Given request
Your task is to repeat all of the data exactly while excluding the pictures.

* begin Given material *

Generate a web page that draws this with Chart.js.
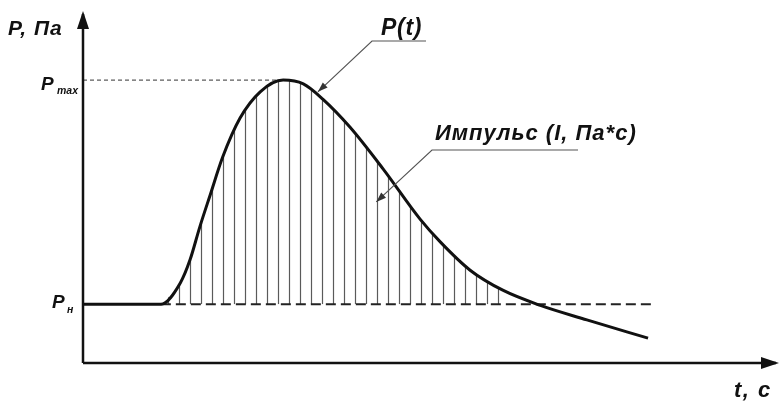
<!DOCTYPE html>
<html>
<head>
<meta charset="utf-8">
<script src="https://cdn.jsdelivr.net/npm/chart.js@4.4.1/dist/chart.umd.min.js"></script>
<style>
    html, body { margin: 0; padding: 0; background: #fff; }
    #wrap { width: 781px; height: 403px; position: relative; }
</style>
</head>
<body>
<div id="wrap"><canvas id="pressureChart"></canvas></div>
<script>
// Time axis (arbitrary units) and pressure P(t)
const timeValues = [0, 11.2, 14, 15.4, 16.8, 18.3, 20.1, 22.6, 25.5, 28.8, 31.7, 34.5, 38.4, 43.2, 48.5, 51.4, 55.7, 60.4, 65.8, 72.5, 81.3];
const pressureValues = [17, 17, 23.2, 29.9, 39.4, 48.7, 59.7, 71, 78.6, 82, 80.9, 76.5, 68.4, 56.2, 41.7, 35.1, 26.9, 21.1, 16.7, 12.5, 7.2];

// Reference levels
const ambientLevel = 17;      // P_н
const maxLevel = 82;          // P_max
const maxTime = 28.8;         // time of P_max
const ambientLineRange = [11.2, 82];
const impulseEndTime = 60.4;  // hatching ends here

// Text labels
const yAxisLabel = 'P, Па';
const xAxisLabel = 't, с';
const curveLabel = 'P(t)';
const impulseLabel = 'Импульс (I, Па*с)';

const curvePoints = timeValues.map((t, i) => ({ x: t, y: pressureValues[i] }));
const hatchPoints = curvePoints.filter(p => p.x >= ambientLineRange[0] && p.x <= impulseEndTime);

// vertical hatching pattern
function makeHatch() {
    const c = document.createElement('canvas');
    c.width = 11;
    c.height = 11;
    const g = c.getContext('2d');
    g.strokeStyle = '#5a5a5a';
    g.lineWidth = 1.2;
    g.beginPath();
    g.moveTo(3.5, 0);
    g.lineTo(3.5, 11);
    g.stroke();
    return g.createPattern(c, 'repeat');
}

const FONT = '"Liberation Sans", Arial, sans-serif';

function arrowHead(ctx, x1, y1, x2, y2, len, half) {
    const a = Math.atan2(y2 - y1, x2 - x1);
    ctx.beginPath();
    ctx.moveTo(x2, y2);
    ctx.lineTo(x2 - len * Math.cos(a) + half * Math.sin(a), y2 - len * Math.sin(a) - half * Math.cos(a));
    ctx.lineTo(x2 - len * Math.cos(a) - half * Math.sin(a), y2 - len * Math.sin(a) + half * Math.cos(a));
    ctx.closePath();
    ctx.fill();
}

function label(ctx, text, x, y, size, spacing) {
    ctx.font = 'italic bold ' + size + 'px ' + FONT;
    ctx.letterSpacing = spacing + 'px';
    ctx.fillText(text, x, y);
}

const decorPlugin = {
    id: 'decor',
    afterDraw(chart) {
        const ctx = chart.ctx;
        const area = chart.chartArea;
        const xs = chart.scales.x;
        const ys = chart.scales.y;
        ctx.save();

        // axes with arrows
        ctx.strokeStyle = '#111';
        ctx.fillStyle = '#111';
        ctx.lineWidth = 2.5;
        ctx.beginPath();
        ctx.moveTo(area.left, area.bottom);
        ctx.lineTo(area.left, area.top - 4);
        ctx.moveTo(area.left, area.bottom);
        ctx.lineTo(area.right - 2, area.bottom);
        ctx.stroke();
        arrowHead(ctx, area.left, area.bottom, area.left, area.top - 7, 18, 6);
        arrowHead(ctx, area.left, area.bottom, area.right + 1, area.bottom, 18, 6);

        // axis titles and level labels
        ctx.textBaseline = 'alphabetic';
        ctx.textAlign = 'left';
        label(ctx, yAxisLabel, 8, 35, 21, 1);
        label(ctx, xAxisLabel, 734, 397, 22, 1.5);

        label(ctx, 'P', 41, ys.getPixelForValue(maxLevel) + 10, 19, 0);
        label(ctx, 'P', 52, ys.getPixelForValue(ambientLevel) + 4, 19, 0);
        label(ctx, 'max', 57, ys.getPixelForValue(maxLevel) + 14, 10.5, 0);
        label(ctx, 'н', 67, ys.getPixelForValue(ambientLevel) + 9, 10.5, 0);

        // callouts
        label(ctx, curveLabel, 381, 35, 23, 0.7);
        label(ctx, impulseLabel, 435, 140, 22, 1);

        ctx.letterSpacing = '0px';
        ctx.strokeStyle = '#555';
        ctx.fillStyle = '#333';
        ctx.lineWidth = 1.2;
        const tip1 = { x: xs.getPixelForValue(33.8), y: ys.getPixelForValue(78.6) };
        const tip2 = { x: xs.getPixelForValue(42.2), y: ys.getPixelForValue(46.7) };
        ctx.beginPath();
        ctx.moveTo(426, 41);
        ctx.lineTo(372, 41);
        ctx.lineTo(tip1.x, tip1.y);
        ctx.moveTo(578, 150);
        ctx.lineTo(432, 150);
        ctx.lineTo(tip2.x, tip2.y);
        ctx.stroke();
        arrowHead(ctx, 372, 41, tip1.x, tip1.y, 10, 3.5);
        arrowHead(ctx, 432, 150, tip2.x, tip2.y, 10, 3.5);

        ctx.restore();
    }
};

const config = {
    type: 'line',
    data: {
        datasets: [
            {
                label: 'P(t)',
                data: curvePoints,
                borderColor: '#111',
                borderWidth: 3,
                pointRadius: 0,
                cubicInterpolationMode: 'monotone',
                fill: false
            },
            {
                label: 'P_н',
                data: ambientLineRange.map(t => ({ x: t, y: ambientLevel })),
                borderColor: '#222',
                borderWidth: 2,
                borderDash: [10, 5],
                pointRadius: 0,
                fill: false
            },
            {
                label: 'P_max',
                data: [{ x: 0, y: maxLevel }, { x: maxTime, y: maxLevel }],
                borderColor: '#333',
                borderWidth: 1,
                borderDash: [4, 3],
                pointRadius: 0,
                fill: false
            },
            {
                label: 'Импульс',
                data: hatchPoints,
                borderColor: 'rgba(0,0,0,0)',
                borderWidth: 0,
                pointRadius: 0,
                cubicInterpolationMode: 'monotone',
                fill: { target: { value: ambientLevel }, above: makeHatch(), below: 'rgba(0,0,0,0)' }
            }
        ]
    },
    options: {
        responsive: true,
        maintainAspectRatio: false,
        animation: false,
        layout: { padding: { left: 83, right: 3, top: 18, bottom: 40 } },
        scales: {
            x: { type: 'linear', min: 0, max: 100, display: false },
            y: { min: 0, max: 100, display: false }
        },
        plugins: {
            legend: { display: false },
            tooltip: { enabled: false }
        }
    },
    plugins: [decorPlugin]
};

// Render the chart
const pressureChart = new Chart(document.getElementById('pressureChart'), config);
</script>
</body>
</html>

* end Given material *

Full answer
Generate a web page that draws this with Chart.js.
<!DOCTYPE html>
<html>
<head>
<meta charset="utf-8">
<script src="https://cdn.jsdelivr.net/npm/chart.js@4.4.1/dist/chart.umd.min.js"></script>
<style>
    html, body { margin: 0; padding: 0; background: #fff; }
    #wrap { width: 781px; height: 403px; position: relative; }
</style>
</head>
<body>
<div id="wrap"><canvas id="pressureChart"></canvas></div>
<script>
// Time axis (arbitrary units) and pressure P(t)
const timeValues = [0, 11.2, 14, 15.4, 16.8, 18.3, 20.1, 22.6, 25.5, 28.8, 31.7, 34.5, 38.4, 43.2, 48.5, 51.4, 55.7, 60.4, 65.8, 72.5, 81.3];
const pressureValues = [17, 17, 23.2, 29.9, 39.4, 48.7, 59.7, 71, 78.6, 82, 80.9, 76.5, 68.4, 56.2, 41.7, 35.1, 26.9, 21.1, 16.7, 12.5, 7.2];

// Reference levels
const ambientLevel = 17;      // P_н
const maxLevel = 82;          // P_max
const maxTime = 28.8;         // time of P_max
const ambientLineRange = [11.2, 82];
const impulseEndTime = 60.4;  // hatching ends here

// Text labels
const yAxisLabel = 'P, Па';
const xAxisLabel = 't, с';
const curveLabel = 'P(t)';
const impulseLabel = 'Импульс (I, Па*с)';

const curvePoints = timeValues.map((t, i) => ({ x: t, y: pressureValues[i] }));
const hatchPoints = curvePoints.filter(p => p.x >= ambientLineRange[0] && p.x <= impulseEndTime);

// vertical hatching pattern
function makeHatch() {
    const c = document.createElement('canvas');
    c.width = 11;
    c.height = 11;
    const g = c.getContext('2d');
    g.strokeStyle = '#5a5a5a';
    g.lineWidth = 1.2;
    g.beginPath();
    g.moveTo(3.5, 0);
    g.lineTo(3.5, 11);
    g.stroke();
    return g.createPattern(c, 'repeat');
}

const FONT = '"Liberation Sans", Arial, sans-serif';

function arrowHead(ctx, x1, y1, x2, y2, len, half) {
    const a = Math.atan2(y2 - y1, x2 - x1);
    ctx.beginPath();
    ctx.moveTo(x2, y2);
    ctx.lineTo(x2 - len * Math.cos(a) + half * Math.sin(a), y2 - len * Math.sin(a) - half * Math.cos(a));
    ctx.lineTo(x2 - len * Math.cos(a) - half * Math.sin(a), y2 - len * Math.sin(a) + half * Math.cos(a));
    ctx.closePath();
    ctx.fill();
}

function label(ctx, text, x, y, size, spacing) {
    ctx.font = 'italic bold ' + size + 'px ' + FONT;
    ctx.letterSpacing = spacing + 'px';
    ctx.fillText(text, x, y);
}

const decorPlugin = {
    id: 'decor',
    afterDraw(chart) {
        const ctx = chart.ctx;
        const area = chart.chartArea;
        const xs = chart.scales.x;
        const ys = chart.scales.y;
        ctx.save();

        // axes with arrows
        ctx.strokeStyle = '#111';
        ctx.fillStyle = '#111';
        ctx.lineWidth = 2.5;
        ctx.beginPath();
        ctx.moveTo(area.left, area.bottom);
        ctx.lineTo(area.left, area.top - 4);
        ctx.moveTo(area.left, area.bottom);
        ctx.lineTo(area.right - 2, area.bottom);
        ctx.stroke();
        arrowHead(ctx, area.left, area.bottom, area.left, area.top - 7, 18, 6);
        arrowHead(ctx, area.left, area.bottom, area.right + 1, area.bottom, 18, 6);

        // axis titles and level labels
        ctx.textBaseline = 'alphabetic';
        ctx.textAlign = 'left';
        label(ctx, yAxisLabel, 8, 35, 21, 1);
        label(ctx, xAxisLabel, 734, 397, 22, 1.5);

        label(ctx, 'P', 41, ys.getPixelForValue(maxLevel) + 10, 19, 0);
        label(ctx, 'P', 52, ys.getPixelForValue(ambientLevel) + 4, 19, 0);
        label(ctx, 'max', 57, ys.getPixelForValue(maxLevel) + 14, 10.5, 0);
        label(ctx, 'н', 67, ys.getPixelForValue(ambientLevel) + 9, 10.5, 0);

        // callouts
        label(ctx, curveLabel, 381, 35, 23, 0.7);
        label(ctx, impulseLabel, 435, 140, 22, 1);

        ctx.letterSpacing = '0px';
        ctx.strokeStyle = '#555';
        ctx.fillStyle = '#333';
        ctx.lineWidth = 1.2;
        const tip1 = { x: xs.getPixelForValue(33.8), y: ys.getPixelForValue(78.6) };
        const tip2 = { x: xs.getPixelForValue(42.2), y: ys.getPixelForValue(46.7) };
        ctx.beginPath();
        ctx.moveTo(426, 41);
        ctx.lineTo(372, 41);
        ctx.lineTo(tip1.x, tip1.y);
        ctx.moveTo(578, 150);
        ctx.lineTo(432, 150);
        ctx.lineTo(tip2.x, tip2.y);
        ctx.stroke();
        arrowHead(ctx, 372, 41, tip1.x, tip1.y, 10, 3.5);
        arrowHead(ctx, 432, 150, tip2.x, tip2.y, 10, 3.5);

        ctx.restore();
    }
};

const config = {
    type: 'line',
    data: {
        datasets: [
            {
                label: 'P(t)',
                data: curvePoints,
                borderColor: '#111',
                borderWidth: 3,
                pointRadius: 0,
                cubicInterpolationMode: 'monotone',
                fill: false
            },
            {
                label: 'P_н',
                data: ambientLineRange.map(t => ({ x: t, y: ambientLevel })),
                borderColor: '#222',
                borderWidth: 2,
                borderDash: [10, 5],
                pointRadius: 0,
                fill: false
            },
            {
                label: 'P_max',
                data: [{ x: 0, y: maxLevel }, { x: maxTime, y: maxLevel }],
                borderColor: '#333',
                borderWidth: 1,
                borderDash: [4, 3],
                pointRadius: 0,
                fill: false
            },
            {
                label: 'Импульс',
                data: hatchPoints,
                borderColor: 'rgba(0,0,0,0)',
                borderWidth: 0,
                pointRadius: 0,
                cubicInterpolationMode: 'monotone',
                fill: { target: { value: ambientLevel }, above: makeHatch(), below: 'rgba(0,0,0,0)' }
            }
        ]
    },
    options: {
        responsive: true,
        maintainAspectRatio: false,
        animation: false,
        layout: { padding: { left: 83, right: 3, top: 18, bottom: 40 } },
        scales: {
            x: { type: 'linear', min: 0, max: 100, display: false },
            y: { min: 0, max: 100, display: false }
        },
        plugins: {
            legend: { display: false },
            tooltip: { enabled: false }
        }
    },
    plugins: [decorPlugin]
};

// Render the chart
const pressureChart = new Chart(document.getElementById('pressureChart'), config);
</script>
</body>
</html>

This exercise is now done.